A study by KPMG states, “High-performing organizations have begun to master data quality issues, and see it as much less of a challenge than others: while data accuracy and quality ranks as the top challenge for companies overall, for high-performing companies, it falls near the bottom of the list.”
4) Define use cases and prepare data for queries
While data use cases are different for every organization depending on the overall business strategy, you will need to start with defining data objectives and use cases for your organization.
This step entails making your data ready to feed the most valuable use cases for your objectives.

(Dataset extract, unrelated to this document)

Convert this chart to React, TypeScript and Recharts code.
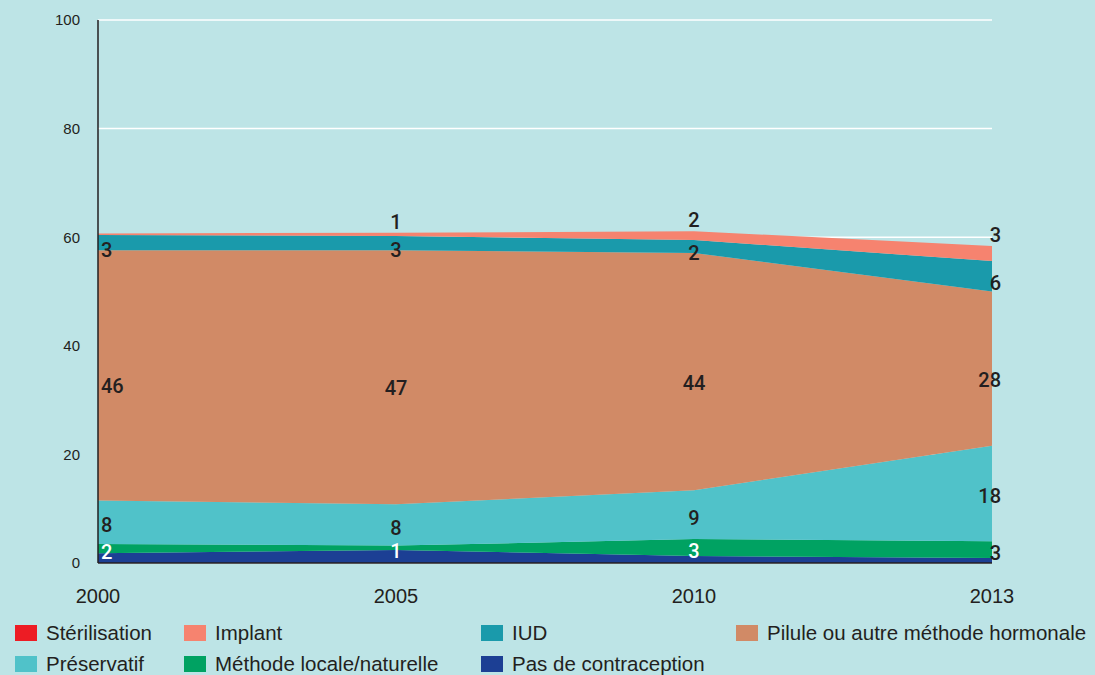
import { AreaChart, Area, XAxis, YAxis, CartesianGrid, LabelList } from 'recharts'

const YEARS = ['2000', '2005', '2010', '2013']
const Y_TICKS = [0, 20, 40, 60, 80, 100]

// percentages
const PAS = [1.8, 2.4, 1.3, 0.9]
const LOCALE = [1.7, 0.8, 3.1, 3.1]
const PRESERVATIF = [8.0, 7.6, 9.0, 17.6]
const PILULE = [46.1, 46.8, 43.7, 28.4]
const IUD = [2.8, 2.6, 2.4, 5.6]
const IMPLANT = [0.3, 0.6, 1.6, 2.8]
const STERILISATION = [0, 0, 0, 0]

const BG = '#bde4e6'
const TEXT = '#231f20'
const FONT = '"Liberation Sans", Arial, sans-serif'

const CHART_W = 1095
const CHART_H = 610
const MARGIN = { top: 20, right: 103, left: 0, bottom: 0 }
const X_AXIS_H = 47
const PLOT_H = CHART_H - MARGIN.top - MARGIN.bottom - X_AXIS_H

const data = YEARS.map((year, i) => ({
  year,
  pas: PAS[i],
  locale: LOCALE[i],
  preservatif: PRESERVATIF[i],
  pilule: PILULE[i],
  iud: IUD[i],
  implant: IMPLANT[i],
  sterilisation: STERILISATION[i],
}))

const SERIES = [
  { key: 'pas', name: 'Pas de contraception', color: '#1c3f94' },
  { key: 'locale', name: 'Méthode locale/naturelle', color: '#00a262' },
  { key: 'preservatif', name: 'Préservatif', color: '#50c2c9' },
  { key: 'pilule', name: 'Pilule ou autre méthode hormonale', color: '#d18a66' },
  { key: 'iud', name: 'IUD', color: '#1a9aab' },
  { key: 'implant', name: 'Implant', color: '#f6836f' },
  { key: 'sterilisation', name: 'Stérilisation', color: '#ed1c24' },
]

const LEGEND_ROWS = [
  ['sterilisation', 'implant', 'iud', 'pilule'],
  ['preservatif', 'locale', 'pas'],
]
const LEGEND_COLS = [15, 184, 481, 736]

type Mode = 'mid' | 'above'

// label placed in (or above) its band, band height taken from the y scale
const makeLabel = (mode: Mode, shift: number, skipFirst = false, whiteUntil = -1) => (props: any) => {
  const { x, y, value, index } = props
  if (skipFirst && index === 0) return null
  const ppu = PLOT_H / 100
  const bottom = y + Number(value) * ppu
  const cy = mode === 'mid' ? (y + bottom) / 2 + shift : y + shift
  const last = index === YEARS.length - 1
  const anchor = index === 0 ? 'start' : last ? 'end' : 'middle'
  const tx = index === 0 ? x + 3 : last ? x + 9 : x
  return (
    <text
      x={tx}
      y={cy}
      textAnchor={anchor}
      dominantBaseline="central"
      fontFamily='Roboto, "Liberation Sans", sans-serif'
      fontWeight={500}
      fontSize={20}
      fill={index <= whiteUntil ? '#ffffff' : TEXT}
    >
      {Math.round(Number(value))}
    </text>
  )
}

export default function App() {
  const byKey: Record<string, (typeof SERIES)[number]> = {}
  SERIES.forEach((s) => (byKey[s.key] = s))

  return (
    <div
      style={{
        position: 'absolute',
        top: 0,
        left: 0,
        width: CHART_W,
        height: 675,
        background: BG,
        fontFamily: FONT,
        overflow: 'hidden',
      }}
    >
      <AreaChart width={CHART_W} height={CHART_H} data={data} margin={MARGIN}>
        <CartesianGrid vertical={false} stroke="#ffffff" strokeWidth={1.5} />
        <XAxis
          dataKey="year"
          height={X_AXIS_H}
          tickLine={false}
          tickSize={0}
          tickMargin={26}
          axisLine={{ stroke: TEXT, strokeWidth: 1.5 }}
          tick={{ fill: TEXT, fontSize: 20, fontFamily: FONT }}
          interval={0}
        />
        <YAxis
          width={98}
          domain={[0, 100]}
          ticks={Y_TICKS}
          tickLine={false}
          tickSize={0}
          tickMargin={18}
          axisLine={{ stroke: TEXT, strokeWidth: 1.5 }}
          tick={{ fill: TEXT, fontSize: 15, fontFamily: FONT }}
        />
        <Area type="linear" dataKey="pas" stackId="a" stroke="none" fill={byKey.pas.color} fillOpacity={1} isAnimationActive={false} />
        <Area type="linear" dataKey="locale" stackId="a" stroke="none" fill={byKey.locale.color} fillOpacity={1} isAnimationActive={false}>
          <LabelList dataKey="locale" content={makeLabel('mid', 3, false, 2)} />
        </Area>
        <Area type="linear" dataKey="preservatif" stackId="a" stroke="none" fill={byKey.preservatif.color} fillOpacity={1} isAnimationActive={false}>
          <LabelList dataKey="preservatif" content={makeLabel('mid', 3)} />
        </Area>
        <Area type="linear" dataKey="pilule" stackId="a" stroke="none" fill={byKey.pilule.color} fillOpacity={1} isAnimationActive={false}>
          <LabelList dataKey="pilule" content={makeLabel('mid', 11)} />
        </Area>
        <Area type="linear" dataKey="iud" stackId="a" stroke="none" fill={byKey.iud.color} fillOpacity={1} isAnimationActive={false}>
          <LabelList dataKey="iud" content={makeLabel('mid', 7)} />
        </Area>
        <Area type="linear" dataKey="implant" stackId="a" stroke="none" fill={byKey.implant.color} fillOpacity={1} isAnimationActive={false}>
          <LabelList dataKey="implant" content={makeLabel('above', -11, true)} />
        </Area>
        <Area type="linear" dataKey="sterilisation" stackId="a" stroke="none" fill={byKey.sterilisation.color} fillOpacity={1} isAnimationActive={false} />
      </AreaChart>

      {LEGEND_ROWS.map((row, r) =>
        row.map((key, c) => (
          <div
            key={key}
            style={{
              position: 'absolute',
              left: LEGEND_COLS[c],
              top: 621 + r * 31,
              height: 24,
              display: 'flex',
              alignItems: 'center',
              fontSize: 20.5,
              color: TEXT,
              whiteSpace: 'nowrap',
            }}
          >
            <span style={{ display: 'inline-block', width: 22, height: 16, background: byKey[key].color, marginRight: 9 }} />
            {byKey[key].name}
          </div>
        ))
      )}
    </div>
  )
}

Some frequently utilized and common use cases include:
- Employee engagement improvements
- Customer acquisition improvements
- Delivering a more personalized customer experience and recommendations
- Price optimization and forecasting
- Smarter and more personalized products/services development
- Fraud prevention and cyber security
- Predictive maintenance
Once you define your use cases, you can start writing your queries.
5) Visualize data
Once your data is collected, processed, and modeled, you must visualize it to make conclusions.
Visualization is paramount to advanced analytics. By translating information into a visual context, you can identify patterns, trends, and outliers in large data sets and assure that models perform as intended. Especially with complex algorithms, visualization makes it easier to decipher than numerical results.
Data visualization provides a quick and effective way to specify areas that need improvement or more attention by making data more expressive for stakeholders.